By Francesco Ciabattoni (Georgetown University)
A married man meets a woman in a cafè, has an affair with her, completely oblivious of his wife and deeply enthralled by the new sexual adventure. The next morning he wakes up and calls his wife, a regular conversation takes place, but an awkward feeling is perceptible in their exchanges. “29 settembre” is a perfect example of a song whose focus is on an individual’s private life, with no concern for political or collective issues, and yet the language and the pop sound are far removed from the mannerism of the Sanremo melodic tradition, Battisti’s voice sounds rough and authentically singer-songwritery. What makes “29 settembre” something more than just another escapist song, is its historical context and obvious calendrical recurrence in the title.

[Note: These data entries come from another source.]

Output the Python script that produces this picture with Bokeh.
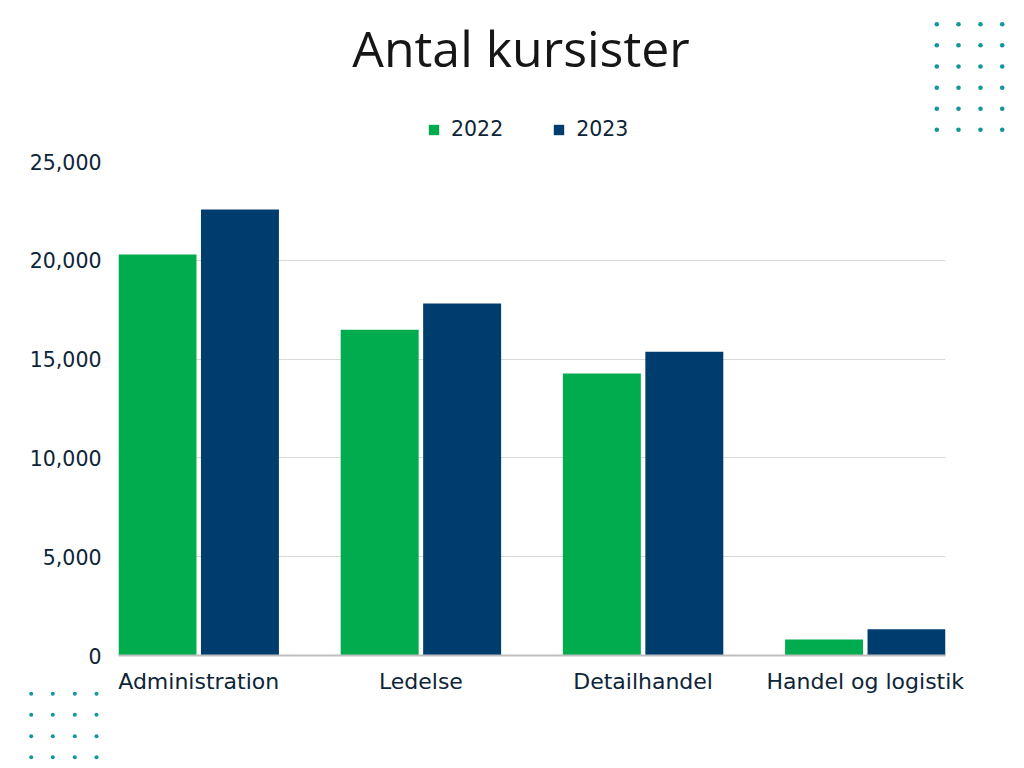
from bokeh.plotting import figure
from bokeh.layouts import column
from bokeh.models import (ColumnDataSource, FactorRange, Range1d, Legend, LegendItem,
                          NumeralTickFormatter, FixedTicker)
from bokeh.transform import dodge
from bokeh.core.properties import value
from bokeh.embed import file_html
from bokeh.resources import INLINE

title = "Antal kursister"
categories = ["Administration", "Ledelse", "Detailhandel", "Handel og logistik"]
years = ["2022", "2023"]
values_2022 = [20290, 16480, 14270, 810]
values_2023 = [22570, 17810, 15370, 1330]
y_ticks = [0, 5000, 10000, 15000, 20000, 25000]

GREEN = "#00ac4e"
BLUE = "#003d6f"
TEXT = "#0d2537"
TEAL = "#13979c"
FONT = "DejaVu Sans"

W = 1016
HEAD_H, MAIN_H, FOOT_H, OVERLAP = 145, 566, 69, 20   # page y: 0-145, 145-711, 691-760
FL, FR, FT, FB = 118, 71, 16, 56                     # main frame: x 118-945, y 161-655


def blank(h, **kw):
    f = figure(width=W, height=h, x_range=Range1d(0, W), y_range=Range1d(h, 0),
               x_axis_type=None, y_axis_type=None, min_border=0,
               output_backend="svg", toolbar_location=None, **kw)
    f.frame_align = False
    f.grid.visible = False
    f.outline_line_color = None
    return f


# ---------- header: title, legend, decorative dots ----------
head = blank(HEAD_H)
head.background_fill_color = "white"
head.border_fill_color = "white"
head.text(x=[520.5], y=[47], text=[title], text_align="center", text_baseline="alphabetic",
          text_font=value("Open Sans"), text_font_size="50px", text_color="#161616")
tr_x = [936.3, 958.0, 980.0, 1001.7]
tr_y = [23.7, 44.7, 66.0, 87.3, 108.3, 129.3]
head.scatter(x=[a for a in tr_x for _ in tr_y], y=[b for _ in tr_x for b in tr_y],
             size=4.6, marker="circle", fill_color=TEAL, line_color=None)

# legend swatches (renderers kept off-frame; only their legend entries are shown)
g1 = head.vbar(x=[-500], top=[-500], width=1, fill_color=GREEN, line_color=None)
g2 = head.vbar(x=[-500], top=[-500], width=1, fill_color=BLUE, line_color=None)
legend = Legend(items=[LegendItem(label=years[0], renderers=[g1]),
                       LegendItem(label=years[1], renderers=[g2])],
                orientation="horizontal", location=(427, 4),
                glyph_width=13, glyph_height=13, label_standoff=11, spacing=49,
                padding=0, margin=0, border_line_color=None, background_fill_alpha=0,
                label_text_font=FONT, label_text_font_size="20.5px", label_text_color=TEXT)
head.add_layout(legend, "center")

# ---------- main chart ----------
source = ColumnDataSource(dict(cat=categories, y2022=values_2022, y2023=values_2023))

p = figure(width=W, height=MAIN_H,
           x_range=FactorRange(factors=categories, range_padding=0, factor_padding=0.385),
           y_range=Range1d(0, 25000),
           output_backend="svg", toolbar_location=None,
           min_border_left=FL, min_border_right=FR, min_border_top=FT, min_border_bottom=FB)
p.frame_align = False
p.outline_line_color = None
p.background_fill_color = "white"
p.border_fill_color = "white"

p.vbar(x=dodge("cat", -0.257, range=p.x_range), top="y2022", width=0.486,
       source=source, fill_color=GREEN, line_color=None)
p.vbar(x=dodge("cat", 0.257, range=p.x_range), top="y2023", width=0.486,
       source=source, fill_color=BLUE, line_color=None)

p.xgrid.visible = False
p.ygrid.ticker = FixedTicker(ticks=y_ticks)
p.ygrid.grid_line_color = "#d9d9d9"
p.ygrid.grid_line_width = 1

p.yaxis.ticker = FixedTicker(ticks=y_ticks)
p.yaxis.formatter = NumeralTickFormatter(format="0,0")
p.yaxis.axis_line_color = None
p.yaxis.major_tick_line_color = None
p.yaxis.minor_tick_line_color = None
p.yaxis.major_tick_out = 0
p.yaxis.minor_tick_out = 0
p.yaxis.major_label_standoff = 17
p.yaxis.major_label_text_font = FONT
p.yaxis.major_label_text_font_size = "20.5px"
p.yaxis.major_label_text_color = TEXT

p.xaxis.axis_line_color = "#bfbfbf"
p.xaxis.axis_line_width = 2
p.xaxis.major_tick_line_color = None
p.xaxis.minor_tick_line_color = None
p.xaxis.major_tick_out = 0
p.xaxis.minor_tick_out = 0
p.xaxis.major_label_standoff = 13
p.xaxis.major_label_text_font = FONT
p.xaxis.major_label_text_font_size = "22px"
p.xaxis.major_label_text_color = TEXT

# ---------- footer: decorative dots (transparent, overlaps bottom border) ----------
foot = blank(FOOT_H, margin=(-OVERLAP, 0, 0, 0))
foot.background_fill_alpha = 0
foot.border_fill_alpha = 0
bl_x = [30.7, 52.3, 74.3, 96.0]
top_foot = HEAD_H + MAIN_H - OVERLAP
bl_y = [y - top_foot for y in [693.3, 714.3, 735.7, 756.7]]
foot.scatter(x=[a for a in bl_x for _ in bl_y], y=[b for _ in bl_x for b in bl_y],
             size=4.0, marker="circle", fill_color=TEAL, line_color=None)

layout = column(head, p, foot, spacing=0)
open("out.html", "w").write(file_html(layout, INLINE))
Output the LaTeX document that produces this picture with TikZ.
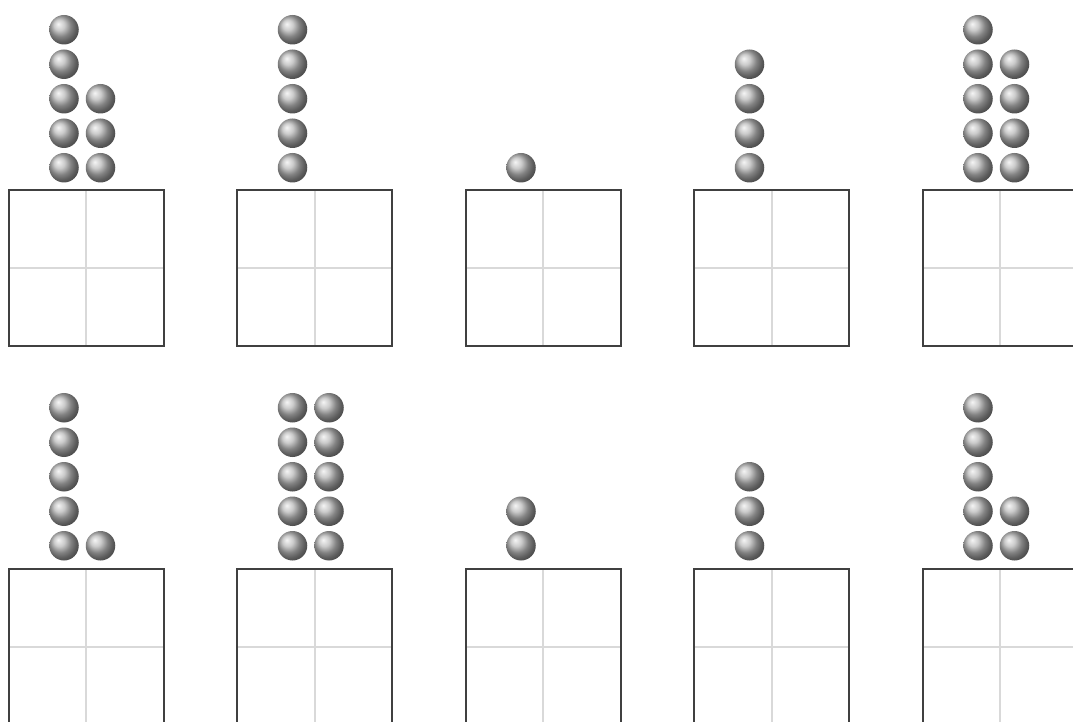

Written by Battist and Mogol, “29 settembre” was first recorded by Equipe 84 in 1967. In this version, a background voice from an unspecified radio news program mentions the recurrence of an important anniversary, September 29th. Although the radio voice fades out before it can give further information, the reference is easy to understand: on September 29, 1944 the Nazi killed at least 770 civilians in the town of Marzabotto, south of Bologna. According to Ezio Guaitamacchi (1000 canzoni che ci hanno cambiato la vita, Rizzoli, 2009, p. 253), the radio news was an idea of Ricordi’s production manager Paolo Ruggeri, however Equipe ’84 must have approved the feature. The insertion of a voice over about a Nazi war crime seems to confirm the Modenese pop band’s interest in human rights and collective memory, since one in 1966 the band had recorded Francesco Guccini‘s “Auschwitz“. In Lucio Battisti’s 1969 recording, however, the radio voice over was eliminated, but the song’s title reminds us of the ever-present historical and collective memory that lingers over our individual and private lives. No matter how hard we try to leave history behind, it somehow resurfaces in our minds. One wonders, however, whether the song should be read as the assertion of a self-centered adulterous affair overwriting collective memory and the remembrance of WWII wounds, as an indictment of such attitude, or as pure entertainment.

It is unclear whose decision it was to include the radio news in the background: apparently Maurizio Vandelli (Equipe 84 lead singer), Mogol (lyricist) and Paolo Ruggero (producer) all claimed credit for it (Guaitamacchi, 1000 canzoni che ci hanno cambiato la vita, 2009). The song was also recorded by English pop band The Bevis Frond.